## What needs to be done
Would you write out the listing verbatim and skip every picture in it?

## Dataset content
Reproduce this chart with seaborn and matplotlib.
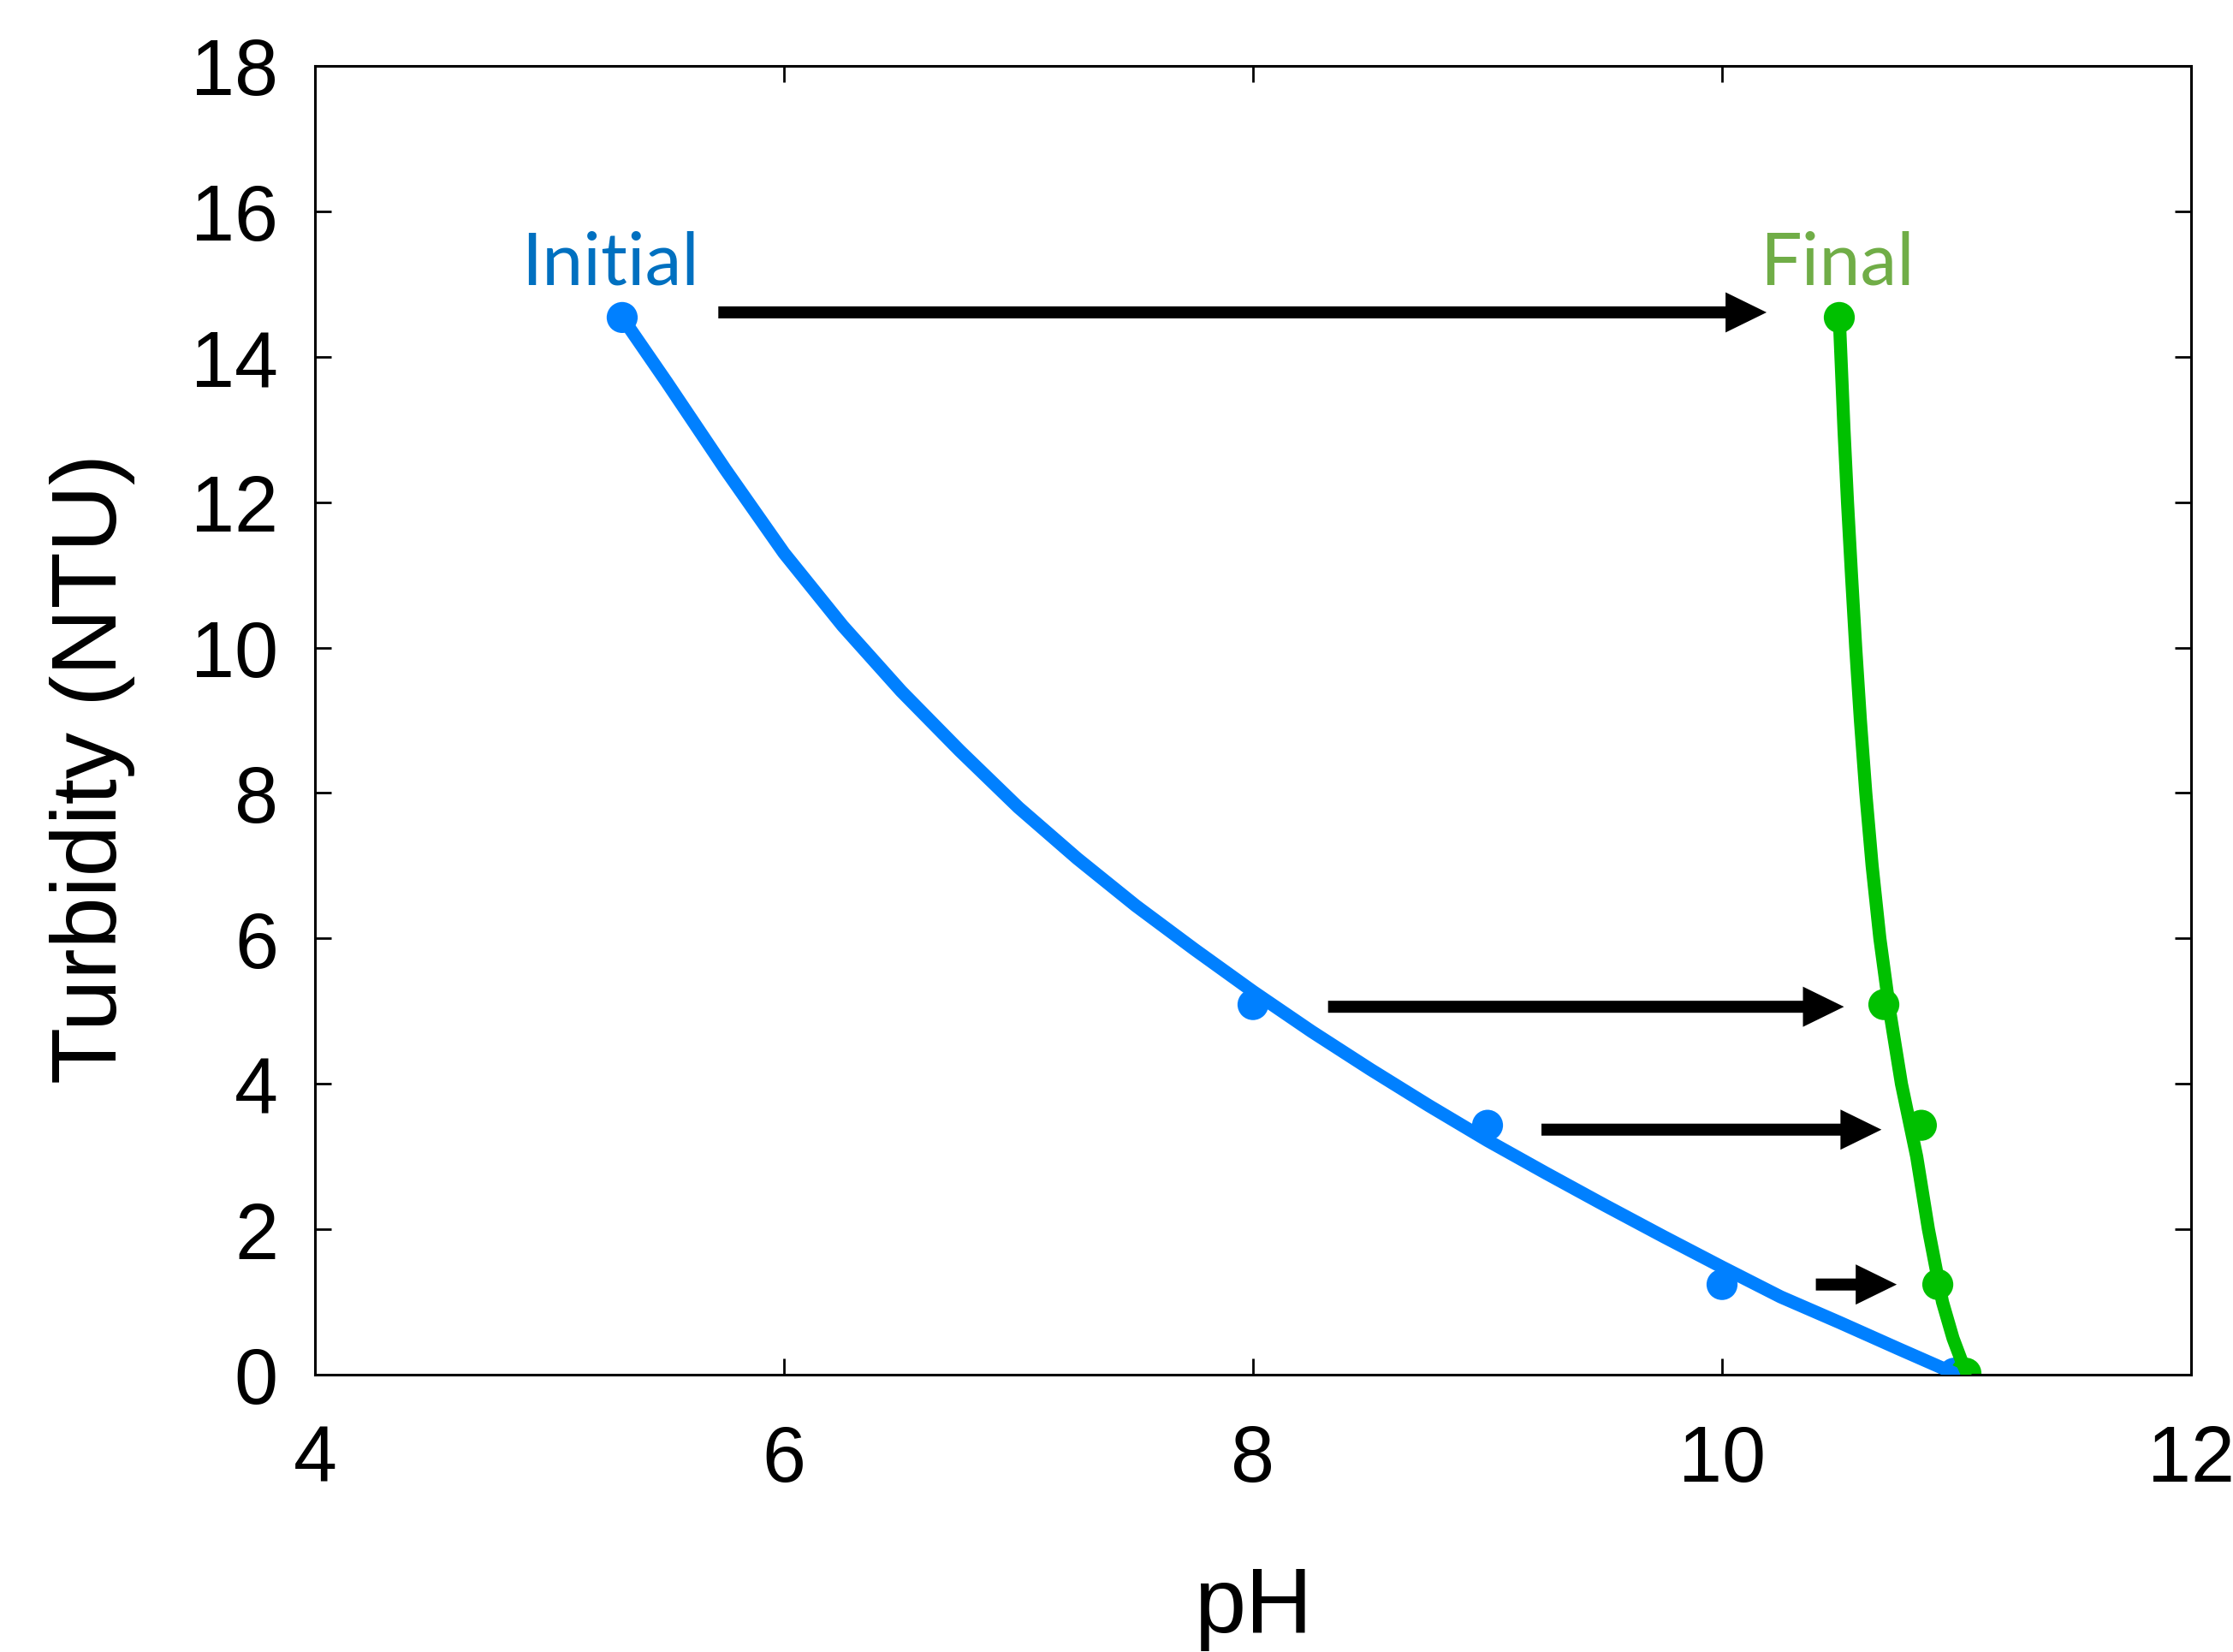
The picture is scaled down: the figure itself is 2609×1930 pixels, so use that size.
import numpy as np
import pandas as pd
import seaborn as sns
import matplotlib.pyplot as plt
from matplotlib.patches import FancyArrow

# measured points
ph_initial = [5.31, 8.0, 9.0, 10.0, 10.99]
ph_final = [10.50, 10.69, 10.85, 10.92, 11.04]
turbidity = [14.54, 5.09, 3.43, 1.24, 0.02]

# trend lines
curve_initial_x = [5.31, 5.50, 5.75, 6.00, 6.25, 6.50, 6.75, 7.00, 7.25, 7.50, 7.75,
                   8.00, 8.25, 8.50, 8.75, 9.00, 9.25, 9.50, 9.75, 10.00, 10.25,
                   10.50, 10.75, 10.99]
curve_initial_y = [14.54, 13.65, 12.45, 11.30, 10.30, 9.40, 8.58, 7.80, 7.10, 6.45, 5.85,
                   5.27, 4.72, 4.20, 3.70, 3.22, 2.77, 2.33, 1.90, 1.48, 1.07,
                   0.72, 0.36, 0.02]
curve_final_x = [10.500, 10.520, 10.535, 10.552, 10.570, 10.590, 10.613, 10.640, 10.673,
                 10.715, 10.765, 10.830, 10.880, 10.940, 10.985, 11.020, 11.040]
curve_final_y = [14.54, 13.0, 12.0, 11.0, 10.0, 9.0, 8.0, 7.0, 6.0,
                 5.0, 4.0, 3.0, 2.0, 1.0, 0.5, 0.2, 0.05]

# shift arrows: start pH, end pH, turbidity
arrow_start = [5.72, 8.32, 9.23, 10.40]
arrow_end = [10.19, 10.52, 10.68, 10.745]
arrow_y = [14.61, 5.06, 3.37, 1.24]

blue = '#0080FF'
green = '#00C000'

sns.set_theme(style='white')
plt.rcParams['font.family'] = ['Liberation Sans', 'DejaVu Sans']

fig = plt.figure(figsize=(26.09, 19.31), dpi=100)
ax = fig.add_axes([368 / 2609, 1 - 1607 / 1931, 2192 / 2609, 1529 / 1931])

pts = pd.DataFrame({'ph': ph_initial + ph_final, 'ntu': turbidity * 2,
                    'set': ['Initial'] * 5 + ['Final'] * 5})
sns.scatterplot(data=pts, x='ph', y='ntu', hue='set', palette={'Initial': blue, 'Final': green},
                s=680, linewidth=0, legend=False, ax=ax, zorder=2)

ci = pd.DataFrame({'x': curve_initial_x, 'y': curve_initial_y})
cf = pd.DataFrame({'x': curve_final_x, 'y': curve_final_y})
sns.lineplot(data=ci, x='x', y='y', sort=False, estimator=None, color=blue, lw=11,
             solid_capstyle='round', solid_joinstyle='round', ax=ax, zorder=3)
sns.lineplot(data=cf, x='x', y='y', sort=False, estimator=None, color=green, lw=11,
             solid_capstyle='round', solid_joinstyle='round', ax=ax, zorder=3)

for x0, x1, y in zip(arrow_start, arrow_end, arrow_y):
    ax.add_patch(FancyArrow(x0, y, x1 - x0, 0, width=0.165, head_width=0.553,
                            head_length=0.175, length_includes_head=True,
                            color='black', lw=0, zorder=4))

ax.text(5.26, 15.0, 'Initial', color='#0070C0', fontsize=62, family=['Lato', 'DejaVu Sans'],
        ha='center', va='baseline')
ax.text(10.49, 15.0, 'Final', color='#70AD47', fontsize=62, family=['Lato', 'DejaVu Sans'],
        ha='center', va='baseline')

ax.set_xlim(4, 12)
ax.set_ylim(0, 18)
ax.set_xticks(np.arange(4, 13, 2))
ax.set_yticks(np.arange(0, 19, 2))
ax.tick_params(direction='in', length=14, width=2, color='black', labelsize=66,
               labelcolor='black', top=True, right=True, left=True, bottom=True)
ax.tick_params(axis='y', pad=31)
ax.tick_params(axis='x', pad=41)
for sp in ax.spines.values():
    sp.set_color('black')
    sp.set_linewidth(2.2)

ax.set_xlabel('pH', fontsize=78, color='black')
ax.set_ylabel('Turbidity (NTU)', fontsize=78, color='black')
ax.xaxis.set_label_coords(0.5, -0.145)
ax.yaxis.set_label_coords(-0.096, 0.464)

fig.savefig('out.png', dpi=100, facecolor='white')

## Reply
Reproduce this chart with seaborn and matplotlib.
The picture is scaled down: the figure itself is 2609×1930 pixels, so use that size.
import numpy as np
import pandas as pd
import seaborn as sns
import matplotlib.pyplot as plt
from matplotlib.patches import FancyArrow

# measured points
ph_initial = [5.31, 8.0, 9.0, 10.0, 10.99]
ph_final = [10.50, 10.69, 10.85, 10.92, 11.04]
turbidity = [14.54, 5.09, 3.43, 1.24, 0.02]

# trend lines
curve_initial_x = [5.31, 5.50, 5.75, 6.00, 6.25, 6.50, 6.75, 7.00, 7.25, 7.50, 7.75,
                   8.00, 8.25, 8.50, 8.75, 9.00, 9.25, 9.50, 9.75, 10.00, 10.25,
                   10.50, 10.75, 10.99]
curve_initial_y = [14.54, 13.65, 12.45, 11.30, 10.30, 9.40, 8.58, 7.80, 7.10, 6.45, 5.85,
                   5.27, 4.72, 4.20, 3.70, 3.22, 2.77, 2.33, 1.90, 1.48, 1.07,
                   0.72, 0.36, 0.02]
curve_final_x = [10.500, 10.520, 10.535, 10.552, 10.570, 10.590, 10.613, 10.640, 10.673,
                 10.715, 10.765, 10.830, 10.880, 10.940, 10.985, 11.020, 11.040]
curve_final_y = [14.54, 13.0, 12.0, 11.0, 10.0, 9.0, 8.0, 7.0, 6.0,
                 5.0, 4.0, 3.0, 2.0, 1.0, 0.5, 0.2, 0.05]

# shift arrows: start pH, end pH, turbidity
arrow_start = [5.72, 8.32, 9.23, 10.40]
arrow_end = [10.19, 10.52, 10.68, 10.745]
arrow_y = [14.61, 5.06, 3.37, 1.24]

blue = '#0080FF'
green = '#00C000'

sns.set_theme(style='white')
plt.rcParams['font.family'] = ['Liberation Sans', 'DejaVu Sans']

fig = plt.figure(figsize=(26.09, 19.31), dpi=100)
ax = fig.add_axes([368 / 2609, 1 - 1607 / 1931, 2192 / 2609, 1529 / 1931])

pts = pd.DataFrame({'ph': ph_initial + ph_final, 'ntu': turbidity * 2,
                    'set': ['Initial'] * 5 + ['Final'] * 5})
sns.scatterplot(data=pts, x='ph', y='ntu', hue='set', palette={'Initial': blue, 'Final': green},
                s=680, linewidth=0, legend=False, ax=ax, zorder=2)

ci = pd.DataFrame({'x': curve_initial_x, 'y': curve_initial_y})
cf = pd.DataFrame({'x': curve_final_x, 'y': curve_final_y})
sns.lineplot(data=ci, x='x', y='y', sort=False, estimator=None, color=blue, lw=11,
             solid_capstyle='round', solid_joinstyle='round', ax=ax, zorder=3)
sns.lineplot(data=cf, x='x', y='y', sort=False, estimator=None, color=green, lw=11,
             solid_capstyle='round', solid_joinstyle='round', ax=ax, zorder=3)

for x0, x1, y in zip(arrow_start, arrow_end, arrow_y):
    ax.add_patch(FancyArrow(x0, y, x1 - x0, 0, width=0.165, head_width=0.553,
                            head_length=0.175, length_includes_head=True,
                            color='black', lw=0, zorder=4))

ax.text(5.26, 15.0, 'Initial', color='#0070C0', fontsize=62, family=['Lato', 'DejaVu Sans'],
        ha='center', va='baseline')
ax.text(10.49, 15.0, 'Final', color='#70AD47', fontsize=62, family=['Lato', 'DejaVu Sans'],
        ha='center', va='baseline')

ax.set_xlim(4, 12)
ax.set_ylim(0, 18)
ax.set_xticks(np.arange(4, 13, 2))
ax.set_yticks(np.arange(0, 19, 2))
ax.tick_params(direction='in', length=14, width=2, color='black', labelsize=66,
               labelcolor='black', top=True, right=True, left=True, bottom=True)
ax.tick_params(axis='y', pad=31)
ax.tick_params(axis='x', pad=41)
for sp in ax.spines.values():
    sp.set_color('black')
    sp.set_linewidth(2.2)

ax.set_xlabel('pH', fontsize=78, color='black')
ax.set_ylabel('Turbidity (NTU)', fontsize=78, color='black')
ax.xaxis.set_label_coords(0.5, -0.145)
ax.yaxis.set_label_coords(-0.096, 0.464)

fig.savefig('out.png', dpi=100, facecolor='white')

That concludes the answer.